Ever read a book and think it’s going someplace awesome, and it turns out you’re wrong?
This happens to me a lot, but happened in a particularly offbeat way with Edith M. Hemingway’s new book ROAD TO TATER HILL. To be clear, I actually liked this book quite a lot, so it’s not like I was super disappointed with how it turned out. Actually, I’d definitely recommend this middle-grade novel, set in 1960s North Carolina, about a girl whose baby sister has just died and whose unusual means of healing bring her close to the town outcast.
Here’s what happened when I was reading it, though. We learn of all these rumors that the outcast has just gotten out of prison after serving a 30-year murder sentence, which our protagonist Annie refuses to believe, so we know it’s definitely true. We hear said outcast talk, comparing her situation to Annie’s, about having held her baby son all night before he died. And then we discover the only item of note hidden away in her dilapidated shack… her loom.

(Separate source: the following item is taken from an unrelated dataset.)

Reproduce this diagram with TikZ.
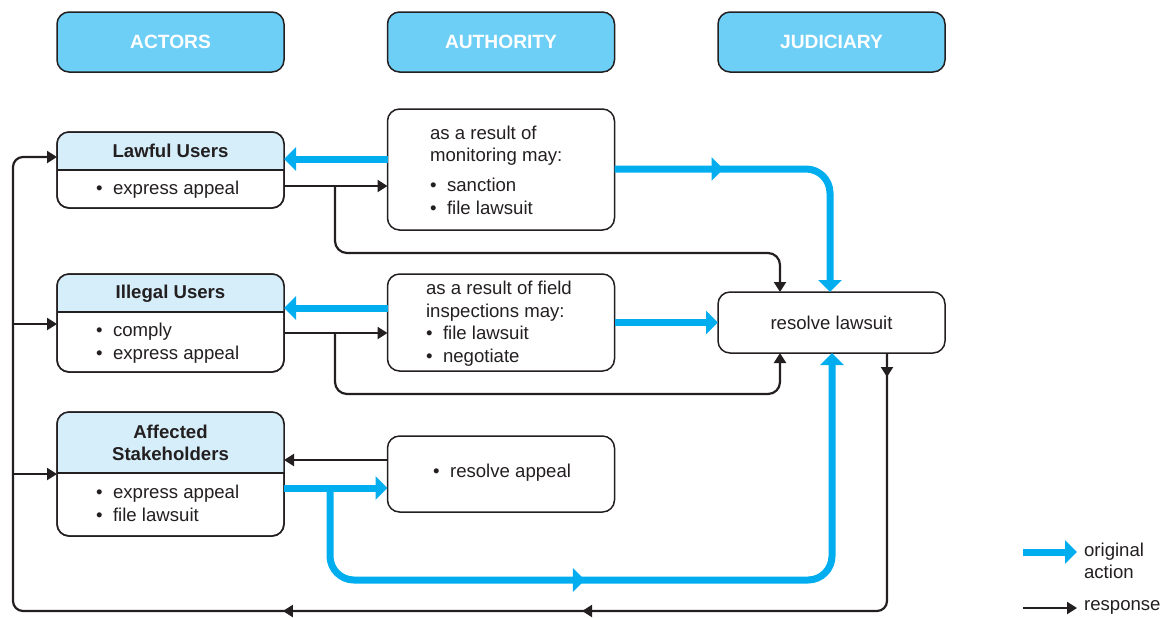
\documentclass[tikz,border=0pt]{standalone}
\usepackage{fontspec}
\setmainfont{Liberation Sans}
\usetikzlibrary{arrows.meta,decorations.markings}
\definecolor{hdrblue}{HTML}{6DCFF6}
\definecolor{actblue}{HTML}{D5EEFA}
\definecolor{origblue}{HTML}{00AEEF}
\definecolor{inkgray}{HTML}{231F20}
\newcommand{\blt}{\makebox[8.5pt][l]{\textbullet}}

\begin{document}
\begin{tikzpicture}[x=0.5pt,y=-0.5pt,
  every node/.style={text=inkgray, font=\fontsize{9.3}{11.3}\selectfont},
  hdrbox/.style={draw=inkgray, line width=0.75pt, fill=hdrblue, rounded corners=6pt,
    minimum width=113.5pt, minimum height=30pt, text=white, font=\fontsize{9.6}{11.5}\selectfont\bfseries},
  panel/.style={draw=inkgray, line width=0.75pt, rounded corners=6pt, minimum width=113.5pt, outer sep=0pt},
  ttl/.style={align=center, font=\fontsize{9.3}{11.3}\selectfont\bfseries},
  txt/.style={anchor=west, align=left},
  orig/.style={draw, color=origblue, line width=3.5pt, -{Triangle[length=6pt,width=11.5pt]}},
  resp/.style={draw, color=inkgray, line width=1.1pt, -{Triangle[length=5pt,width=6pt]}},
  bluetip/.style={postaction={decorate, decoration={markings,
    mark=at position #1 with {\arrow{Triangle[length=6pt,width=11.5pt]}}}}}]
\useasboundingbox (0,0) rectangle (1165,617);

\node[hdrbox] (actors) at (170.5,42) {ACTORS};
\node[hdrbox] (authority) at (501,42) {AUTHORITY};
\node[hdrbox] (judiciary) at (831.5,42) {JUDICIARY};

\node[panel, minimum height=38pt] (lawful) at (170.5,170) {};
\node[panel, minimum height=49pt] (illegal) at (170.5,323) {};
\node[panel, minimum height=62pt] (affected) at (170.5,474) {};
\node[panel, minimum height=60.5pt] (monitor) at (501,169.5) {};
\node[panel, minimum height=48.5pt] (inspect) at (501,322.5) {};
\node[panel, minimum height=38pt] (appeal) at (501,474) {};
\node[panel, minimum height=30.5pt] (resolve) at (831.5,322.5) {resolve lawsuit};

\foreach \n/\y in {lawful/170, illegal/312, affected/473}{
  \begin{scope}
    \clip[rounded corners=6pt] (\n.north west) rectangle (\n.south east);
    \fill[actblue] (\n.north west) rectangle (\n.east |- 0,\y);
  \end{scope}
  \draw[inkgray, line width=0.75pt, rounded corners=6pt] (\n.north west) rectangle (\n.south east);
  \draw[inkgray, line width=0.75pt] (\n.west |- 0,\y) -- (\n.east |- 0,\y);
}

\node[ttl] (lawfulttl) at (170.5,151) {Lawful Users};
\node[ttl] (illegalttl) at (170.5,294) {Illegal Users};
\node[ttl] (affectedttl) at (170.5,443) {Affected\\Stakeholders};
\node[txt] (lawfultxt) at (89,190) {\blt express appeal};
\node[txt] (illegaltxt) at (89,343) {\blt comply\\\blt express appeal};
\node[txt] (affectedtxt) at (89,503.5) {\blt express appeal\\\blt file lawsuit};
\node[txt] (monitortxt) at (423,170) {as a result of\\monitoring may:\\[3.5pt]\blt sanction\\\blt file lawsuit};
\node[txt] (inspecttxt) at (419,323.5) {as a result of field\\inspections may:\\\blt file lawsuit\\\blt negotiate};
\node[txt] (appealtxt) at (426,473) {\blt resolve appeal};

% lawful users
\draw[orig] (monitor.west |- 0,159) -- (lawful.east |- 0,159);
\draw[resp] (lawful.east |- 0,186) -- (monitor.west |- 0,186);
\coordinate (lawfulfork) at (335,186);
\draw[resp, rounded corners=6pt] (lawfulfork) |- (780,253) -- (resolve.north -| 780,0);
\draw[orig, rounded corners=12pt, bluetip=54.5pt] (monitor.east |- 0,169) -| (resolve.north -| 830,0);

% illegal users
\draw[orig] (inspect.west |- 0,308) -- (illegal.east |- 0,308);
\draw[resp] (illegal.east |- 0,333) -- (inspect.west |- 0,333);
\coordinate (illegalfork) at (335,333);
\draw[resp, rounded corners=6pt] (illegalfork) |- (780,394) -- (resolve.south -| 780,0);
\draw[orig] (inspect.east |- resolve.west) -- (resolve.west);

% affected stakeholders
\draw[resp] (appeal.west |- 0,460) -- (affected.east |- 0,460);
\draw[orig] (affected.east |- 0,488) -- (appeal.west |- 0,488);
\coordinate (affectedfork) at (330,488);
\draw[orig, rounded corners=12pt, bluetip=168.3pt] (affectedfork) |- (832,580) -- (resolve.south -| 832,0);

% response back to the actors
\draw[resp, rounded corners=5pt, postaction={decorate, decoration={markings,
    mark=at position 12pt with {\arrow{Triangle[length=5pt,width=6pt]}},
    mark=at position 279.3pt with {\arrow{Triangle[length=5pt,width=6pt]}},
    mark=at position 428.9pt with {\arrow{Triangle[length=5pt,width=6pt]}}}}]
  (resolve.south -| 887,0) |- (13,611) |- (lawful.west |- 0,157);
\coordinate (illegalback) at (13,324);
\coordinate (affectedback) at (13,474);
\draw[resp] (illegalback) -- (illegal.west |- illegalback);
\draw[resp] (affectedback) -- (affected.west |- affectedback);

% legend
\coordinate (origa) at (1023,552);
\coordinate (origb) at (1077,552);
\coordinate (respa) at (1023,608);
\coordinate (respb) at (1077,608);
\draw[orig] (origa) -- (origb);
\draw[resp] (respa) -- (respb);
\node[txt] (origtxt) at (1077,561) {original\\action};
\node[txt] (resptxt) at (1077,607) {response};
\end{tikzpicture}
\end{document}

And maybe it’s only because I read Elizabeth Bunce’s A CURSE DARK AS GOLD last December, or more likely just because I have no associations with looms except those involving either Rumpelstiltskin or early labor battles, but my first thought was: Oh my god, it’s Rumplestiltskin. And how awesome would that be? …A Rumpelstiltskin aftermath book where the baby is taken and the mom gets blamed? Okay, now that I’m writing it down, I can see that it’s slightly crazy. But I was utterly convinced that this is where Hemingway’s story was going, until a few pages later when we got a hint that what had happened was the more predictable backstory that I’m sure everyone reading this can guess even if they haven’t read the book.
So this imaginary novel is such a completely different book than what ROAD TO TATER HILL actually is that it seems unfair to even compare them. Nonetheless, should someone ever write it, it’s a story I’d love to read.
Anyone got a particularly good tale of making a wrong prediction like this? Anyone know of books whose story was generated this way?